冒頭の象のウンコの俳句も、恋愛を詠んでいるとの事だったのですが、私には愚痴に感じられました。恋愛の愚痴ではあるのでしょうし、私の感度に問題があるのは確かですけれど。何せ私は恋愛物を書いている積りが、書き終わるとジャンルに恋愛を選べない状況がしばしばですし。
自分の感じた事をそのまま表すのは難しいと思います。
そしてその難しさの理由を表現力不足に求めていました。
でももしかしたら、意識しての忖度とか、無意識でのフィルタリングとかの所為で、情動を表しきれない事があるのかも知れません。
愚痴をそのまま皆様の目に触れる所に書くのは、さすがに私の無意識も気が引ける筈です。

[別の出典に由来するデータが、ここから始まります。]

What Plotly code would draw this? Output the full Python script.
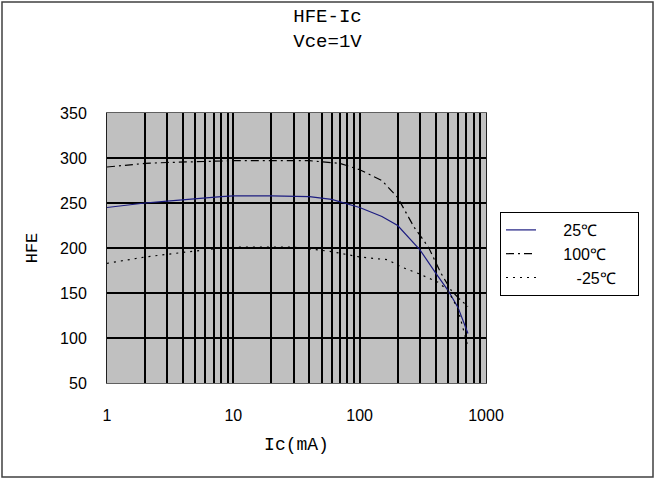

芸術系の学校に通っている人に、自分の感情を表すのが芸術だと言われた事があります。たしか、表しさえすれば良いんだ、と言われたと思います。
それに対して私は、相手に伝わらなければ芸術ではないと反論していました。つまり芸術には伝える技術が必須なのだと。
しかし実は、フィルタリングを外す事の方が芸術にとっては大切だったのかも知れないと、今になって思います。その人はその事を私に伝えたかったのかも。
そして思った事がそのまま綺麗に伝わらなくても、受け手の人の心の何らかのトリガーが引ければ、良いのではないかとも。
考えてみたら、受け手の心に存在しない物は、作品を通しただけでは生み出せないですよね?
自然や人工物の美しさに感動するのも、それを見て何かが心の中に生まれると言うよりは、自分の中にある何かが発火すると言う感覚の方が近く思えます。同じ様な情景でも、心に響かない時もありますし。
もしかしたら他人の心にゼロから何かを生み出せる人もいるのかも知れませんが、私がイメージするその様な人は、煽動者のカテゴリーに入ってしまいます。でも多くの煽動者や詐欺師も、全くのゼロから生み出すのは大変だと思うのですよね?
なお、煽動されたり騙されたりする方の心に種があるから問題なのだなどと、言いたい訳ではありません。煽動者や詐欺師の方がいつでも悪いと思います。
ところで。
好きだと思っていた歌の歌詞を間違えて覚えていると言う、マヌケな事をした事があります。
これは送り手の人の情動や伝えたいと思った事と、その時に私が引いて欲しかったトリガーに、微妙な差があったからではないかと思っています。
つまり早とちりで自分のトリガーを勝手に引いた訳ですね。それで好きになっていたと。
何かを伝えようとする時にフィルタリングで変質させたり、受け取る時に誤変換したりしながら、それでも共感を生んだり出来るのは、不完全なコミュニケーションを取る事に慣れているとか、それを学んで身に着けたとかなのかも知れません。
そうすると多少文章がおかしくても、読み手の方に都合良く補完して貰えているのかも?
そう言えばそれ、覚えがあります。
国語のテストの記述式問題で回答がどちらか迷った時に、どちらとも取れる答を書いてマルを貰いました。あれは先生が正解を知っているから、正解要素を見掛けたら正解だと思ってしまうだろう、と考えての作戦でした。
テスト中にそんな事に頭を使ってないで回答を考えろ、と仰る方もいるでしょうけれど、自分もやったとか今も良くやっていると言う方もいる筈です。
そうか。あれで良いんですね?だって不完全でもコミュニケーションが取れる事を私達は学んでしまったのですから。
それなら今回のこの話も、読んで下さる方に補完して頂けるでしょうか?いつもして頂いているのでしょうけれど。補完のお手間を掛けて頂いている様でしたら、ありがとうございます。
私の好きな江戸時代の川柳に、「れていても、れぬふりをして、られたがり」と言うのがあります。
今回の話は、この川柳を紹介したくて書いたのですけれど、ちゃんと皆様に伝わりましたでしょうか?